The Repo rate is the rate at which the central bank lends money to the commercial banks against securities.
In the case of the repo rate hike, the rate of interest for example on home loan increases.
Speaking at the announcement, the Bank of Namibia’s governor, Johannes !Gawaxab stated that the MPC is of the view that the rate remains appropriate to continue supporting domestic economic activity, while at the same time safeguarding the one-to-one link between the Namibia Dollar and the South African Rand.
He further noted that the monetary policy stances of key monitored economies were generally accommodative.
Touching on the local economy, !Gawaxab stated that the domestic economic activity contracted severely by 8.0% in 2020, compared to a contraction of 0.6% in 2019.
Contractions were observed in key sectors such as tourism, transport, mining, agriculture, manufacturing, construction, wholesale and retail trade, as well as the public sector.
!Gawaxab further stated the contraction was mainly due to the devastating effects of the COVID-19 pandemic, with the sharpest declines in output recorded in the tourism and transport sectors.
On the contrary, activity in the electricity and water, as well as information and communication sectors, recorded positive growth during the same period.
Recent developments in the domestic economy also pointed to subdued activity in most economic sectors during the first two months of 2021, compared to the same period of 2020.
Going forward, !Gawaxab stated the domestic economy is expected to grow by 2.7% in 2021 and added that the successful procurement and expeditious rollout of COVID-19 vaccination in Namibia will be critical for the extent and speed of the economic recovery.
Touching on credit expanded to businesses, !Gawaxab noted that domestic demand remained subdued as evidenced by slow growth in Private Sector Credit Extension (PSCE), which averaged 2.0% during the first two months of 2021.
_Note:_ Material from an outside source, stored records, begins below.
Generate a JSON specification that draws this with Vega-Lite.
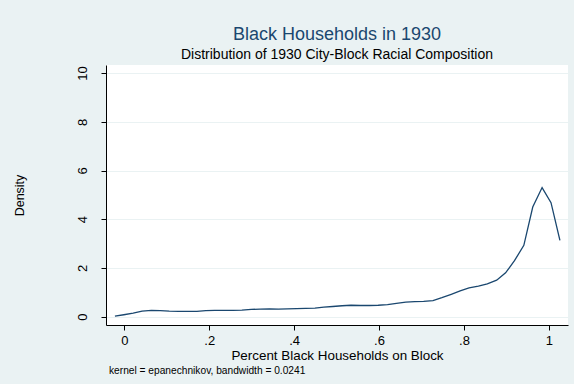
{
  "$schema": "https://vega.github.io/schema/vega-lite/v6.json",
  "autosize": {"type": "pad"},
  "padding": {"left": 13, "top": 26, "right": 6, "bottom": 7},
  "background": "#eaf2f3",
  "title": {
    "text": "Black Households in 1930",
    "subtitle": "Distribution of 1930 City-Block Racial Composition",
    "anchor": "middle",
    "frame": "group",
    "font": "Liberation Sans",
    "fontSize": 18,
    "fontWeight": "normal",
    "color": "#1a476f",
    "subtitleFont": "Liberation Sans",
    "subtitleFontSize": 14,
    "subtitleColor": "#000000",
    "subtitlePadding": 4,
    "offset": 3
  },
  "config": {
    "view": {"stroke": null, "fill": "#ffffff"},
    "font": "Liberation Sans"
  },
  "vconcat": [
    {
      "width": 462,
      "height": 260,
      "title": {
        "text": "kernel = epanechnikov, bandwidth = 0.0241",
        "orient": "bottom",
        "anchor": "start",
        "frame": "group",
        "font": "Liberation Sans",
        "fontSize": 10.2,
        "fontWeight": "normal",
        "color": "#000000",
        "offset": 5,
        "dx": 3
      },
      "data": {
        "values": [
          {"x": -0.022, "density": 0.02},
          {"x": -0.001, "density": 0.08},
          {"x": 0.021, "density": 0.15},
          {"x": 0.042, "density": 0.23},
          {"x": 0.064, "density": 0.26},
          {"x": 0.085, "density": 0.25},
          {"x": 0.106, "density": 0.23},
          {"x": 0.128, "density": 0.22},
          {"x": 0.149, "density": 0.22},
          {"x": 0.171, "density": 0.22},
          {"x": 0.192, "density": 0.25},
          {"x": 0.213, "density": 0.26},
          {"x": 0.235, "density": 0.26},
          {"x": 0.256, "density": 0.26},
          {"x": 0.277, "density": 0.27},
          {"x": 0.299, "density": 0.3},
          {"x": 0.32, "density": 0.31},
          {"x": 0.342, "density": 0.32},
          {"x": 0.363, "density": 0.31},
          {"x": 0.384, "density": 0.32},
          {"x": 0.406, "density": 0.33},
          {"x": 0.427, "density": 0.34},
          {"x": 0.449, "density": 0.35},
          {"x": 0.47, "density": 0.39},
          {"x": 0.491, "density": 0.42},
          {"x": 0.513, "density": 0.45},
          {"x": 0.534, "density": 0.47},
          {"x": 0.556, "density": 0.46},
          {"x": 0.577, "density": 0.46},
          {"x": 0.598, "density": 0.47},
          {"x": 0.62, "density": 0.5},
          {"x": 0.641, "density": 0.55},
          {"x": 0.663, "density": 0.6},
          {"x": 0.684, "density": 0.62},
          {"x": 0.705, "density": 0.63},
          {"x": 0.727, "density": 0.66},
          {"x": 0.748, "density": 0.78},
          {"x": 0.77, "density": 0.92},
          {"x": 0.791, "density": 1.06},
          {"x": 0.812, "density": 1.18},
          {"x": 0.834, "density": 1.26},
          {"x": 0.855, "density": 1.35},
          {"x": 0.877, "density": 1.5},
          {"x": 0.898, "density": 1.8},
          {"x": 0.919, "density": 2.3},
          {"x": 0.941, "density": 2.93},
          {"x": 0.962, "density": 4.5},
          {"x": 0.984, "density": 5.3},
          {"x": 1.005, "density": 4.68},
          {"x": 1.026, "density": 3.13}
        ]
      },
      "mark": {"type": "line", "color": "#1a476f", "strokeWidth": 1.3},
      "encoding": {
        "x": {
          "field": "x",
          "type": "quantitative",
          "scale": {"domain": [-0.043, 1.045], "nice": false, "zero": false},
          "axis": {
            "values": [0, 0.2, 0.4, 0.6, 0.8, 1],
            "labelExpr": "datum.value == 0 ? '0' : datum.value == 1 ? '1' : slice(format(datum.value, '.1f'), 1)",
            "title": "Percent Black Households on Block",
            "titleFont": "Liberation Sans",
            "titleFontSize": 13.4,
            "titleFontWeight": "normal",
            "titleColor": "#000000",
            "titlePadding": 1,
            "labelFont": "Liberation Sans",
            "labelFontSize": 13,
            "labelColor": "#000000",
            "labelPadding": 4,
            "tickSize": 5,
            "tickColor": "#000000",
            "domainColor": "#000000",
            "grid": false,
            "labelFlush": false
          }
        },
        "y": {
          "field": "density",
          "type": "quantitative",
          "scale": {"domain": [-0.34, 10.33], "nice": false, "zero": false},
          "axis": {
            "values": [0, 2, 4, 6, 8, 10],
            "title": "Density",
            "titleFont": "Liberation Sans",
            "titleFontSize": 12.5,
            "titleFontWeight": "normal",
            "titleColor": "#000000",
            "titleX": -87,
            "titleY": 130,
            "titleAlign": "center",
            "titleBaseline": "middle",
            "titleAngle": 270,
            "labelFont": "Liberation Sans",
            "labelFontSize": 13,
            "labelColor": "#000000",
            "labelAngle": 270,
            "labelPadding": 12,
            "tickSize": 5,
            "tickColor": "#000000",
            "domainColor": "#000000",
            "grid": true,
            "gridColor": "#eaf2f3",
            "gridWidth": 1.2,
            "labelFlush": false
          }
        }
      }
    }
  ]
}
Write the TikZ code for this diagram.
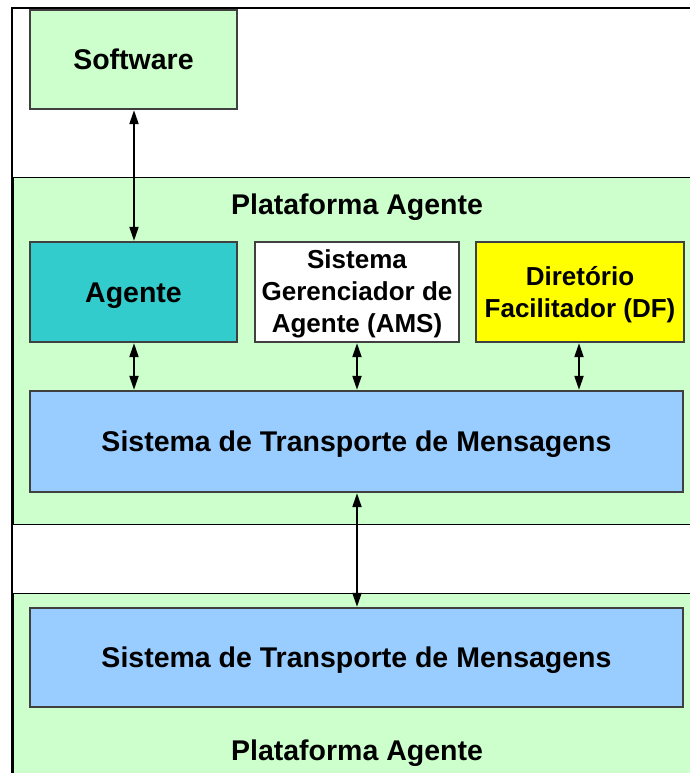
\documentclass[tikz,border=0pt]{standalone}
\usepackage{fontspec}
\setmainfont{Liberation Sans}
\usetikzlibrary{arrows.meta}
\definecolor{platgreen}{HTML}{CCFFCC}
\definecolor{agentcyan}{HTML}{33CCCC}
\definecolor{dfyellow}{HTML}{FFFF00}
\definecolor{stmblue}{HTML}{99CCFF}
\definecolor{edgegray}{HTML}{404040}
\tikzset{
  box/.style={draw=edgegray, line width=1.3pt, inner sep=0pt, align=center,
    font=\fontsize{28.5}{31}\selectfont\bfseries},
  oneline/.style={text height=20.5pt, text depth=0pt},
  smalltext/.style={inner sep=0pt, align=center, font=\fontsize{26}{32}\selectfont\bfseries},
  plat/.style={draw=black, line width=1pt, fill=platgreen, inner sep=0pt},
  label/.style={inner sep=0pt, text height=20.5pt, text depth=0pt, font=\fontsize{28.5}{31}\selectfont\bfseries},
  link/.style={line width=2pt, {Triangle[width=9pt,length=14pt]}-{Triangle[width=9pt,length=14pt]}, shorten <=0.5pt, shorten >=0.5pt},
  frame/.style={line width=2.5pt, draw=black}
}
\begin{document}
\begin{tikzpicture}[x=1pt,y=-1pt]
\useasboundingbox (0,0) rectangle (690,773);
\clip (0,0) rectangle (690,773);
\fill[white] (0,0) rectangle (690,773);
% outer frame
\coordinate (fbl) at (12,780);
\coordinate (ftl) at (12,8);
\coordinate (ftr) at (700,8);
\draw[frame] (fbl) -- (ftl) -- (ftr);
% platforms
\node[plat, minimum width=690pt, minimum height=347pt, anchor=north west] (plat1) at (13,177) {};
\node[plat, minimum width=690pt, minimum height=200pt, anchor=north west] (plat2) at (13,593) {};
\node[label] (plat1title) at (357,204) {Plataforma Agente};
\node[label] (plat2title) at (357,750) {Plataforma Agente};
% boxes
\node[box, oneline, fill=platgreen, minimum width=207pt, minimum height=99pt] (software) at (133.5,59.5) {Software};
\node[box, oneline, fill=agentcyan, minimum width=207pt, minimum height=100pt] (agente) at (133.5,292) {Agente};
\node[box, fill=white, minimum width=204pt, minimum height=100pt] (ams) at (357,292) {};
\node[smalltext] (amstext) at (357,294) {Sistema\\Gerenciador de\\Agente (AMS)};
\node[box, fill=dfyellow, minimum width=208pt, minimum height=100pt] (df) at (580,292) {};
\node[smalltext] (dftext) at (580,294.5) {Diretório\\Facilitador (DF)};
\node[box, oneline, fill=stmblue, minimum width=653pt, minimum height=101pt] (stm1) at (356.5,441.5) {Sistema de Transporte de Mensagens};
\node[box, oneline, fill=stmblue, minimum width=653pt, minimum height=99pt] (stm2) at (356.5,657.5) {Sistema de Transporte de Mensagens};
% connectors
\draw[link] (software.south -| 134,0) -- (agente.north -| 134,0);
\draw[link] (agente.south -| 134,0) -- (stm1.north -| 134,0);
\draw[link] (ams.south -| 357,0) -- (stm1.north -| 357,0);
\draw[link] (df.south -| 579,0) -- (stm1.north -| 579,0);
\draw[link] (stm1.south -| 357,0) -- (stm2.north -| 357,0);
\end{tikzpicture}
\end{document}
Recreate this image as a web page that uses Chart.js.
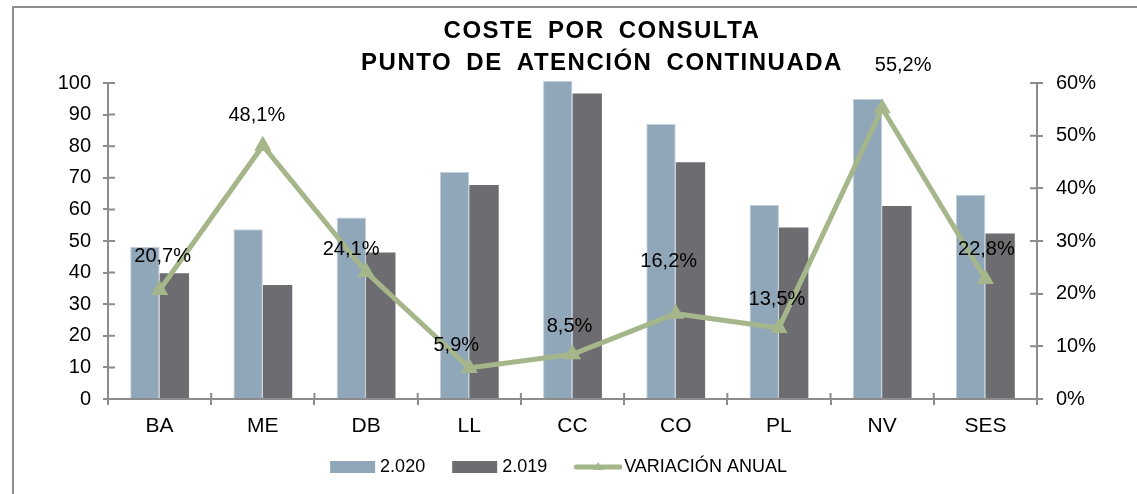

This growth is much lower than the 6.7% recorded during the same period in 2020.
“Since the last MPC meeting, year-on-year growth in PSCE remained almost unchanged at 2.1% at the end of February 2021 from 2.0% at the end of December 2020,” !Gawaxab said.
Annual average inflation increased to 2.7% during the first two months of 2021, compared to 2.3% for the corresponding months in the previous year.
The increase in inflation was mainly reflected in the food and beverages categories during the period under review.
Touching on the stock of international reserves, !Gawaxab said that as at the 31st of March 2021, the stock of international reserves stood at N$34.7 billion compared to N$34.4 billion reported in the February 2021 MPC statement.
He explained that the increase in reserves was mainly due to an inflow resulting from diamond sales, which was partly offset by the appreciation of the NAD against the USD.
“The N$34.7 billion of international reserves is estimated to cover 5.4 months of imports. At this level, the reserves remain sufficient to protect the peg of the Namibia Dollar to the South African Rand, while meeting the country’s international financial obligations. The MPC noted the increase in international reserves in early April 2021 to N$38.7 billion resulting from the disbursement of the IMF Rapid Financing instrument and SACU receipts,” !Gawaxab concluded.